Prácticamente no pasa una semana sin que un miembro de gobierno no se vea
involucrado en algún acto de manifiesta corrupción. A la vez, tanto Chávez como
Maduro han sido los presidentes que con más énfasis han apelado a los
abstractos valores del socialismo, los únicos que han actuado como si el muro
de Berlín aún siguiera ahí, los que jamás se cansaron de hablar del “hombre
nuevo”, como si Che Guevara estuviese todavía luchando en las selvas de
Bolivia.
Es, por un lado, el gobierno más super-nosótrico de América Latina. Pero,
por otro –notable asimetría– es también el más corrupto. Así, mientras aumenta
el número de personeros y ayudistas del chavismo involucrados en negocios
turbios –blanqueos de capitales, grupos vinculados a la droga, cuentas
millonarias en bancos del “imperio”, inmensas fortunas acumuladas en los bancos
de Andorra y Madrid- más crece el
ímpetu de la falsa retórica socialista y antiimperialista del mandatario
Nicolás Maduro. No hay estadística que lo compruebe, pero si la hubiera, el de
Maduro no solo sería el gobierno más corrupto. Sería, además, el más grotesco
del continente.
Si la monja del socialismo latinoamericano luce minifalda, la del
socialismo venezolano yace en bikini. Maduro ha logrado –parafraseando a
Proudhon y a Marx– convertir a la ideología de la miseria en la miseria de (su
propia) ideología. Nadie en verdad ha desacreditado tanto a la idea del
socialismo como lo ha hecho el gobierno venezolano. Quizás –¿quién sabe?- esa
ha sido su misión histórica. Dios, así se dice, escribe con letras torcidas.

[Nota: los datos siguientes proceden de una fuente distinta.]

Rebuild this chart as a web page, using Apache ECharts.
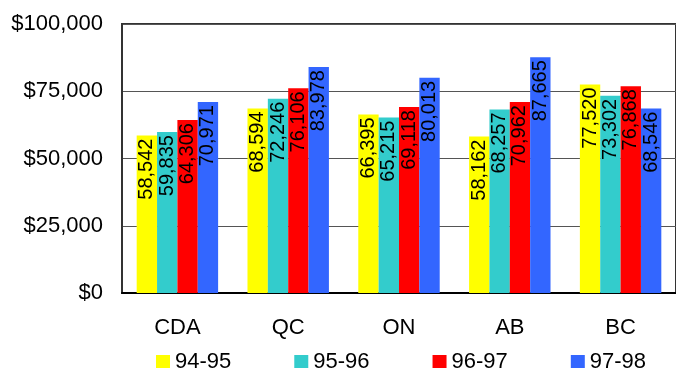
<!DOCTYPE html>
<html><head><meta charset="utf-8">
<script src="https://cdn.jsdelivr.net/npm/echarts@6/dist/echarts.min.js"></script>
<style>html,body{margin:0;padding:0;background:#fff}#c{width:676px;height:368px}</style>
</head><body><div id="c"></div>
<script>
const categories = ['CDA', 'QC', 'ON', 'AB', 'BC'];
const seriesNames = ['94-95', '95-96', '96-97', '97-98'];
const s9495 = [58542, 68594, 66395, 58162, 77520];
const s9596 = [59835, 72246, 65215, 68257, 73302];
const s9697 = [64306, 76106, 69118, 70962, 76868];
const s9798 = [70971, 83978, 80013, 87665, 68546];
const colors = ['#FFFF00', '#33CCCC', '#FF0000', '#3366FF'];
const yTicks = [0, 25000, 50000, 75000, 100000];

const FONT = '"Liberation Sans", Arial, sans-serif';
const fmt = v => v.toString().replace(/\B(?=(\d{3})+(?!\d))/g, ',');
const allData = [s9495, s9596, s9697, s9798];

const chart = echarts.init(document.getElementById('c'), null, {renderer: 'canvas'});
chart.setOption({
  animation: false,
  backgroundColor: '#fff',
  textStyle: {fontFamily: FONT},
  grid: {left: 122, top: 24, width: 565, height: 269, show: true, borderColor: '#333', borderWidth: 2, backgroundColor: 'transparent'},
  legend: {
    data: seriesNames, left: 151, top: 346, itemWidth: 14, itemHeight: 14, itemGap: 63,
    icon: 'rect', textStyle: {fontSize: 22, color: '#000', fontFamily: FONT, padding: [0, 0, 0, 0]},
    selectedMode: false
  },
  xAxis: {
    type: 'category', data: categories,
    axisLine: {show: true, lineStyle: {color: '#000', width: 2}},
    axisTick: {show: false},
    axisLabel: {fontSize: 22, color: '#000', margin: 24, fontFamily: FONT}
  },
  yAxis: {
    type: 'value', min: yTicks[0], max: yTicks[yTicks.length - 1], interval: 25000,
    axisLine: {show: true, lineStyle: {color: '#333', width: 2}},
    axisTick: {show: false},
    splitLine: {lineStyle: {color: '#555', width: 1}},
    axisLabel: {fontSize: 22, color: '#000', margin: 19, fontFamily: FONT, formatter: v => '$' + fmt(v)}
  },
  series: seriesNames.map((n, i) => ({
    name: n, type: 'bar', data: allData[i],
    barGap: '0%', barCategoryGap: '26.5%',
    itemStyle: {color: colors[i]},
    label: {
      show: true, position: 'insideTop', rotate: 90, align: 'right', verticalAlign: 'middle',
      distance: 3, fontSize: 20, color: '#000', fontFamily: FONT,
      formatter: p => fmt(p.value)
    }
  }))
});
</script></body></html>
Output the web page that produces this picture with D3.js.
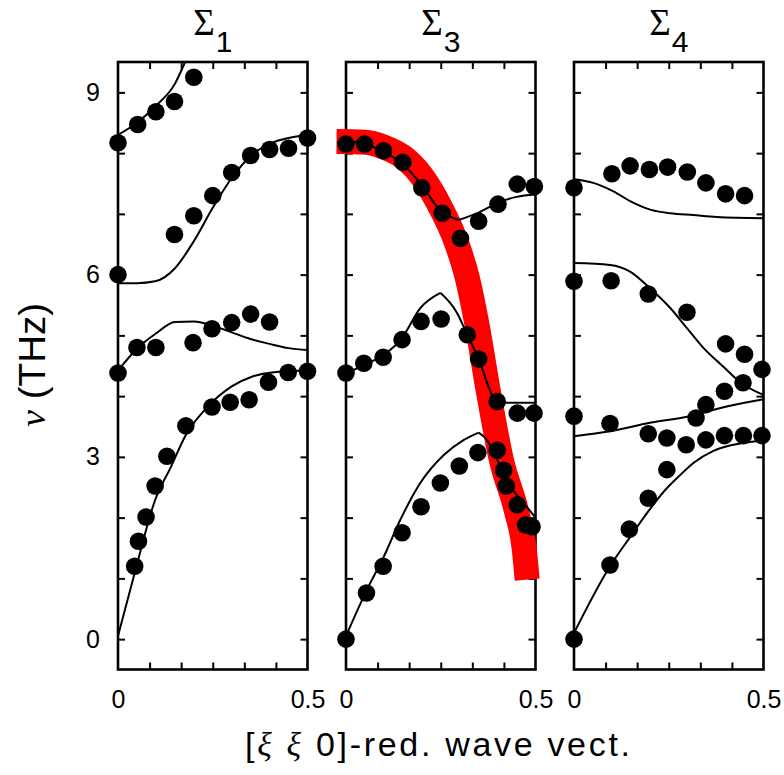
<!DOCTYPE html>
<html>
<head>
<meta charset="utf-8">
<script src="https://cdn.jsdelivr.net/npm/d3@7"></script>
<style>
  html, body { margin: 0; padding: 0; background: #fff; }
  svg { display: block; }
</style>
</head>
<body>
<svg id="chart" width="784" height="775"></svg>
<script>
// Phonon dispersion along [ξ ξ 0]: three symmetry panels Σ1, Σ3, Σ4.
// Each curve is a list of [ξ, ν (THz)] pairs; dots are measured frequencies.

const panelTitles = ["1", "3", "4"];          // Σ subscripts
const yTickValues = [0, 1, 2, 3, 4, 5, 6, 7, 8, 9];
const yTickLabels = [0, 3, 6, 9];
const xTickValues = [1/12, 2/12, 3/12, 4/12, 5/12];
const xTickLabels = [0, 0.5];

// Σ1
const sigma1Curves = [
  [[0, 8.30], [0.05, 8.50], [0.10, 8.78], [0.15, 9.14], [0.177, 9.5]],
  [[0, 5.86], [0.05, 5.86], [0.098, 5.89], [0.151, 6.11], [0.2, 6.55], [0.25, 7.10],
   [0.30, 7.59], [0.353, 7.97], [0.406, 8.17], [0.45, 8.25], [0.5, 8.30]],
  [[0, 4.42], [0.05, 4.78], [0.10, 5.03], [0.15, 5.22], [0.2, 5.23], [0.25, 5.16],
   [0.30, 5.05], [0.35, 4.94], [0.40, 4.86], [0.45, 4.79], [0.5, 4.76]],
  [[0, 0.05], [0.044, 1.09], [0.098, 2.29], [0.14, 2.84], [0.179, 3.36], [0.23, 3.78],
   [0.30, 4.16], [0.353, 4.32], [0.406, 4.39], [0.5, 4.42]]
];
const sigma1Dots = [
  [0, 8.17], [0.052, 8.47], [0.10, 8.68], [0.149, 8.85], [0.20, 9.25],
  [0, 6.0], [0.149, 6.66], [0.20, 6.97], [0.25, 7.30], [0.30, 7.68], [0.35, 7.96],
  [0.40, 8.06], [0.45, 8.08], [0.5, 8.25],
  [0, 4.38], [0.05, 4.80], [0.10, 4.80], [0.198, 4.88], [0.248, 5.11], [0.30, 5.21],
  [0.35, 5.35], [0.40, 5.22],
  [0.044, 1.20], [0.054, 1.61], [0.074, 2.01], [0.098, 2.52], [0.129, 3.01], [0.179, 3.51],
  [0.248, 3.82], [0.296, 3.90], [0.346, 3.94], [0.397, 4.23], [0.449, 4.39], [0.5, 4.41]
];

// Σ3
const sigma3Curves = [
  [[0, 8.20], [0.05, 8.15], [0.10, 8.02], [0.15, 7.82], [0.2, 7.47], [0.25, 7.05], [0.297, 6.90]],
  [[0.297, 6.90], [0.35, 7.02], [0.40, 7.18], [0.45, 7.28], [0.5, 7.32]],
  [[0, 4.38], [0.05, 4.52], [0.10, 4.68], [0.148, 4.96], [0.196, 5.45], [0.249, 5.70]],
  [[0.249, 5.70], [0.293, 5.37], [0.32, 5.01], [0.35, 4.61], [0.39, 3.97], [0.41, 3.89], [0.5, 3.89]],
  [[0, 0.05], [0.055, 0.81], [0.1, 1.36], [0.143, 1.96], [0.196, 2.57], [0.258, 3.03],
   [0.311, 3.28], [0.35, 3.40]],
  [[0.35, 3.40], [0.372, 3.28], [0.399, 2.95], [0.434, 2.51], [0.469, 2.24], [0.5, 2.0]]
];
const sigma3Dots = [
  [0, 8.15], [0.049, 8.15], [0.099, 8.04], [0.15, 7.85], [0.20, 7.43], [0.254, 7.01], [0.302, 6.60],
  [0.35, 6.88], [0.401, 7.16], [0.452, 7.49], [0.497, 7.45],
  [0, 4.38], [0.047, 4.54], [0.098, 4.64], [0.148, 4.93], [0.198, 5.23], [0.251, 5.27],
  [0.32, 5.01], [0.35, 4.61], [0.399, 3.91], [0.452, 3.72], [0.496, 3.72],
  [0, 0], [0.054, 0.76], [0.098, 1.20], [0.148, 1.75], [0.198, 2.18], [0.249, 2.57],
  [0.299, 2.85], [0.348, 3.07],
  [0.399, 3.11], [0.416, 2.78], [0.423, 2.52], [0.452, 2.21], [0.474, 1.88], [0.491, 1.85]
];
// highlighted soft branch in Σ3
const sigma3Highlight = [
  [-0.025, 8.19], [0.05, 8.18], [0.10, 8.10], [0.15, 7.94], [0.20, 7.62], [0.25, 7.10],
  [0.29, 6.55], [0.32, 5.95], [0.345, 5.2], [0.375, 4.1], [0.41, 2.95], [0.45, 2.1],
  [0.47, 1.5], [0.478, 0.98]
];

// Σ4
const sigma4Curves = [
  [[0, 7.57], [0.051, 7.51], [0.104, 7.37], [0.148, 7.21], [0.201, 7.07], [0.254, 7.01],
   [0.315, 6.98], [0.377, 6.95], [0.5, 6.93]],
  [[0, 6.19], [0.095, 6.16], [0.148, 6.05], [0.2, 5.78], [0.254, 5.45], [0.298, 5.12],
   [0.342, 4.79], [0.395, 4.48], [0.44, 4.22], [0.5, 4.02]],
  [[0, 3.34], [0.095, 3.42], [0.2, 3.56], [0.306, 3.67], [0.403, 3.83], [0.5, 3.95]],
  [[0, 0.1], [0.095, 1.2], [0.148, 1.68], [0.192, 2.07], [0.24, 2.45], [0.28, 2.70],
   [0.315, 2.90], [0.368, 3.10], [0.438, 3.22], [0.5, 3.27]]
];
const sigma4Dots = [
  [0, 7.43], [0.10, 7.66], [0.148, 7.79], [0.199, 7.73], [0.247, 7.77], [0.299, 7.69],
  [0.348, 7.51], [0.40, 7.33], [0.45, 7.30],
  [0, 5.89], [0.098, 5.90], [0.196, 5.68], [0.298, 5.38], [0.40, 4.86], [0.45, 4.69], [0.496, 4.44],
  [0.446, 4.22], [0.397, 4.08], [0.348, 3.86], [0.322, 3.64],
  [0, 3.67], [0.095, 3.55], [0.196, 3.38], [0.245, 3.31], [0.296, 3.20], [0.348, 3.28],
  [0.397, 3.35], [0.447, 3.35], [0.496, 3.35],
  [0, 0], [0.095, 1.22], [0.146, 1.81], [0.196, 2.32], [0.245, 2.79]
];

const panels = [
  { sub: panelTitles[0], curves: sigma1Curves, dots: sigma1Dots, highlight: null },
  { sub: panelTitles[1], curves: sigma3Curves, dots: sigma3Dots, highlight: sigma3Highlight },
  { sub: panelTitles[2], curves: sigma4Curves, dots: sigma4Dots, highlight: null }
];

// layout
const panelLefts = [118, 346, 574];
const panelWidth = 189.5;
const plotTop = 62, plotBottom = 669.5;
const tickLen = 7;

const svg = d3.select("#chart");
const y = d3.scaleLinear().domain([-0.5, 9.5]).range([plotBottom, plotTop]);

panels.forEach((p, i) => {
  const left = panelLefts[i];
  const x = d3.scaleLinear().domain([0, 0.5]).range([left, left + panelWidth]);
  const g = svg.append("g");

  // title Σ with subscript
  const title = g.append("text")
    .attr("x", left + panelWidth / 2)
    .attr("y", 35)
    .attr("text-anchor", "middle");
  title.append("tspan")
    .attr("font-family", "Liberation Serif, serif")
    .attr("font-size", 37)
    .text("Σ");
  title.append("tspan")
    .attr("font-family", "Liberation Sans, Arial, sans-serif")
    .attr("font-size", 30)
    .attr("dy", 17)
    .attr("dx", 1)
    .text(p.sub);

  // inward ticks on all four sides
  const tickFmt = () => "";
  g.append("g").attr("transform", `translate(${left},0)`)
    .call(d3.axisLeft(y).tickValues(yTickValues).tickSize(-tickLen).tickFormat(tickFmt));
  g.append("g").attr("transform", `translate(${left + panelWidth},0)`)
    .call(d3.axisRight(y).tickValues(yTickValues).tickSize(-tickLen).tickFormat(tickFmt));
  g.append("g").attr("transform", `translate(0,${plotBottom})`)
    .call(d3.axisBottom(x).tickValues(xTickValues).tickSize(-tickLen).tickFormat(tickFmt));
  g.append("g").attr("transform", `translate(0,${plotTop})`)
    .call(d3.axisTop(x).tickValues(xTickValues).tickSize(-tickLen).tickFormat(tickFmt));
  g.selectAll(".domain").remove();
  g.selectAll(".tick line").attr("stroke", "#000").attr("stroke-width", 2);

  // x tick labels 0 and 0.5
  const xl = g.append("g").attr("transform", `translate(0,${plotBottom})`)
    .call(d3.axisBottom(x).tickValues(xTickLabels).tickSize(0).tickPadding(21)
      .tickFormat(d => d === 0 ? "0" : "0.5"));
  xl.select(".domain").remove();
  xl.selectAll("text")
    .attr("font-family", "Liberation Sans, Arial, sans-serif")
    .attr("font-size", 25)
    .attr("fill", "#000");

  // frame
  g.append("rect")
    .attr("x", left).attr("y", plotTop)
    .attr("width", panelWidth).attr("height", plotBottom - plotTop)
    .attr("fill", "none").attr("stroke", "#000").attr("stroke-width", 2.6);

  // highlighted branch
  if (p.highlight) {
    g.append("path")
      .datum(p.highlight)
      .attr("d", d3.line().x(d => x(d[0])).y(d => y(d[1])).curve(d3.curveMonotoneX))
      .attr("fill", "none")
      .attr("stroke", "#ff0000")
      .attr("stroke-width", 25)
      .attr("stroke-linecap", "butt")
      .attr("stroke-linejoin", "round");
  }

  // calculated curves
  const line = d3.line().x(d => x(d[0])).y(d => y(d[1])).curve(d3.curveMonotoneX);
  g.selectAll("path.curve")
    .data(p.curves)
    .join("path")
    .attr("class", "curve")
    .attr("d", line)
    .attr("fill", "none")
    .attr("stroke", "#000")
    .attr("stroke-width", 2);

  // measured points
  g.selectAll("circle")
    .data(p.dots)
    .join("circle")
    .attr("cx", d => x(d[0]))
    .attr("cy", d => y(d[1]))
    .attr("r", 8.8)
    .attr("fill", "#000");
});

// y tick labels on the first panel
const yl = svg.append("g").attr("transform", `translate(${panelLefts[0]},0)`)
  .call(d3.axisLeft(y).tickValues(yTickLabels).tickSize(0).tickPadding(18).tickFormat(d3.format("d")));
yl.select(".domain").remove();
yl.selectAll("text")
  .attr("font-family", "Liberation Sans, Arial, sans-serif")
  .attr("font-size", 25)
  .attr("text-anchor", "middle")
  .attr("dx", -7)
  .attr("fill", "#000");

// y axis title
const yt = svg.append("text")
  .attr("transform", "translate(45,365) rotate(-90)")
  .attr("text-anchor", "middle")
  .attr("font-family", "Liberation Sans, Arial, sans-serif")
  .attr("font-size", 36)
  .attr("textLength", 124)
  .attr("lengthAdjust", "spacingAndGlyphs");
yt.append("tspan").attr("font-family", "Liberation Serif, serif").attr("font-style", "italic").text("ν");
yt.append("tspan").text(" (THz)");

// x axis title
const xt = svg.append("text")
  .attr("x", 437.5)
  .attr("y", 756)
  .attr("text-anchor", "middle")
  .attr("font-family", "Liberation Sans, Arial, sans-serif")
  .attr("font-size", 34)
  .attr("textLength", 385)
  .attr("lengthAdjust", "spacing");
xt.append("tspan").text("[");
xt.append("tspan").attr("font-family", "Liberation Serif, serif").attr("font-style", "italic").text("ξ");
xt.append("tspan").text("  ");
xt.append("tspan").attr("font-family", "Liberation Serif, serif").attr("font-style", "italic").text("ξ");
xt.append("tspan").text("  0]-red.  wave  vect.");
</script>
</body>
</html>
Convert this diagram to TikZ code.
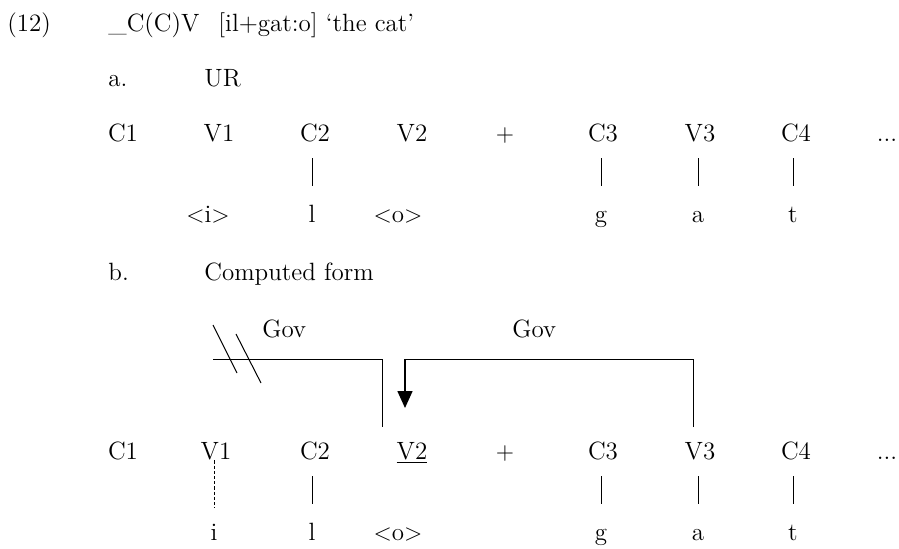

Los múltiples casos de corrupción que acosan a diversos gobiernos de
izquierda traen consigo, aunque parezca irrisorio decirlo, algunos mensajes
positivos. Uno de ellos es que a través de su expansión comienza a demostrarse
que ya no existe ninguna diferencia radical entre las izquierdas y las
derechas. La corrupción, en efecto, no es consustancial a una determinada
doctrina o ideología política. Pero sí lo es a esa criatura falible que es el
ser humano.
La conclusión puede ser pesimista pero a la
vez optimista. Pesimista, porque ni la ideología más perfecta del mundo va a
servir para limitar el deseo de corrupción que anida en la especie. Optimista,
porque esa misma conclusión nos lleva a salir del terreno ideológico y entrar
al de la reflexión sobre el significado de las instituciones públicas.
No grandes ideologías son las que necesitamos pero sí instituciones inteligentes
que permitan, si no frenar los desmanes, por lo menos vigilar los actos de los
políticos. Transparencia, publicidad, independencia de poderes, en fin,
democracia plena, han probado ser las más efectivas armas en contra de la
corrupción.
La política no se hizo para realizar misiones meta-históricas sino para
resolver problemas reales y concretos en el espacio ciudadano de cada nación.
Uno de esos problemas es la corrupción, sea de la derecha o de la izquierda. No
atender ese problema en nombre de un imaginario “más allá”, puede llevar a algo
mucho peor que la corrupción de los políticos. Sí: me refiero a la corrupción
de la propia vida política. Eso sería fatal. Desde los escombros de la política
asoman siempre las cabezas de los más grandes demagogos.